在輸入流引入新數據點的情況下,直推式學習的成本可能會很高。 每次有新數據點到達時,您都必須重新運行所有內容。 另一方面,歸納學習最初會建立一個預測模型,並且可以在很短的時間內用較少的計算來標記新的數據點。

Example Walkthrough(示例演練)

Firstly, I will take the example shown in Figure 1. Consider that you have a set of points as shown in Figure 1. There are four labelled points A, B, C and D. Our goal is to label (colour) the remaining unlabelled (uncoloured) points numbered from 1 to 14. If we use inductive learning for this task, we will have to use these 4 labelled points and build a supervised learning model.
首先,我將以圖1所示的示例為例。假設您具有一組如圖1所示的點。有四個標記點A,B,C和D。我們的目標是標記(彩色)其余未標記的點 (無色)點,編號為1到14。如果我們使用歸納學習來完成此任務,則必須使用這4個標記點,並建立一個監督學習模型。

At a glance, we can see that there are two separate clusters. However, in inductive learning, since we have a very little number of training samples, it will be quite hard to build a predictive model that captures the complete structure of the data. For example, if a nearest neighbour approach is used, points closer to the border such as 12 and 14 may be coloured as red instead of green as they are closer to the red points A and B rather than the green points C and D (as shown in Figure 2).
一目了然,我們可以看到有兩個單獨的集群。 但是,在歸納學習中,由於我們的訓練樣本數量很少,因此要構建一個捕獲數據完整結構的預測模型將非常困難。 例如,如果使用最近鄰點方法,則靠近邊界的點(例如12和14)可能會被着色為紅色而不是綠色,因為它們更靠近紅色點A和B而不是綠色點C和D(例如 如圖2所示。
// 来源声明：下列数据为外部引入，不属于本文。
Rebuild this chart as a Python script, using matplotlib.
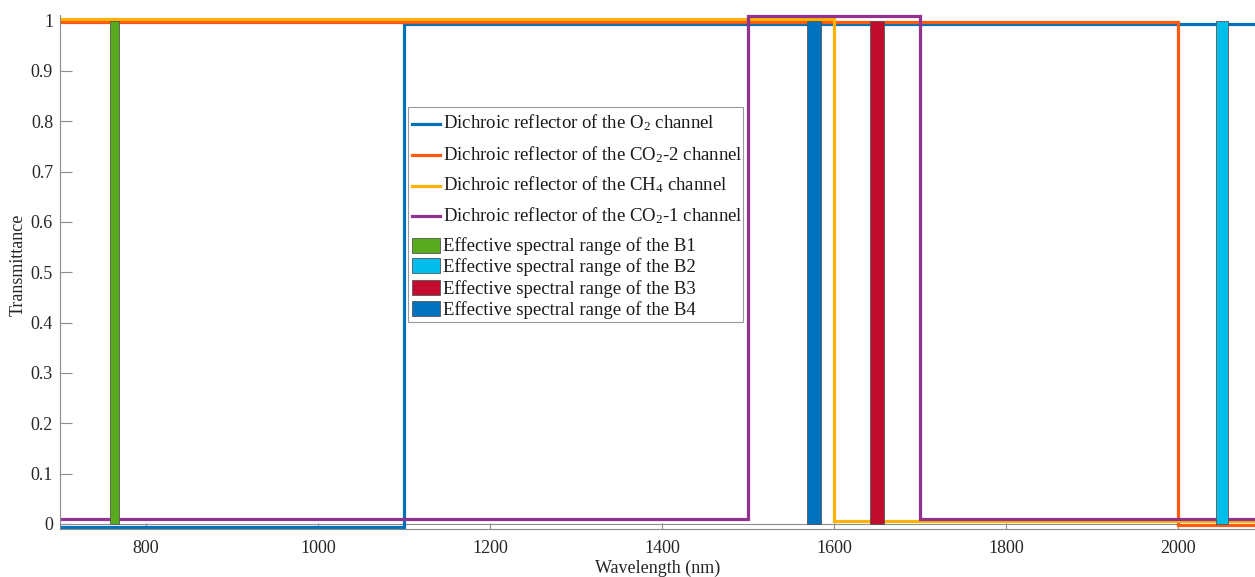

If we have some additional information about the data points such as connectivity information between the points based on features like similarity (as shown in Figure 3), we can use this additional information while training the model and labelling the unlabelled points.
如果我們有一些關於數據點的附加信息,例如基於相似性等特征的點之間的連通性信息(如圖3所示),我們可以在訓練模型和標記未標記的點時使用這些附加信息。
圖4沒有找到,原文中的顯示不了
For example, we can use a transductive learning approach such as a semi-supervised graph-based label propagation algorithm to label the unlabelled points as shown in Figure 4, using the structural information of all the labelled and unlabelled points. Points along the border such as 12 and 14 are connected to more green points than red points, and hence they get labelled as green, rather than red.
例如,我們可以使用直推式學習方法,例如基於半監督圖的標簽傳播算法,使用所有標記和未標記點的結構信息來標記未標記點,如圖4所示。 沿邊界的點(例如12和14)連接到的綠色點多於紅色點,因此它們被標記為綠色,而不是紅色。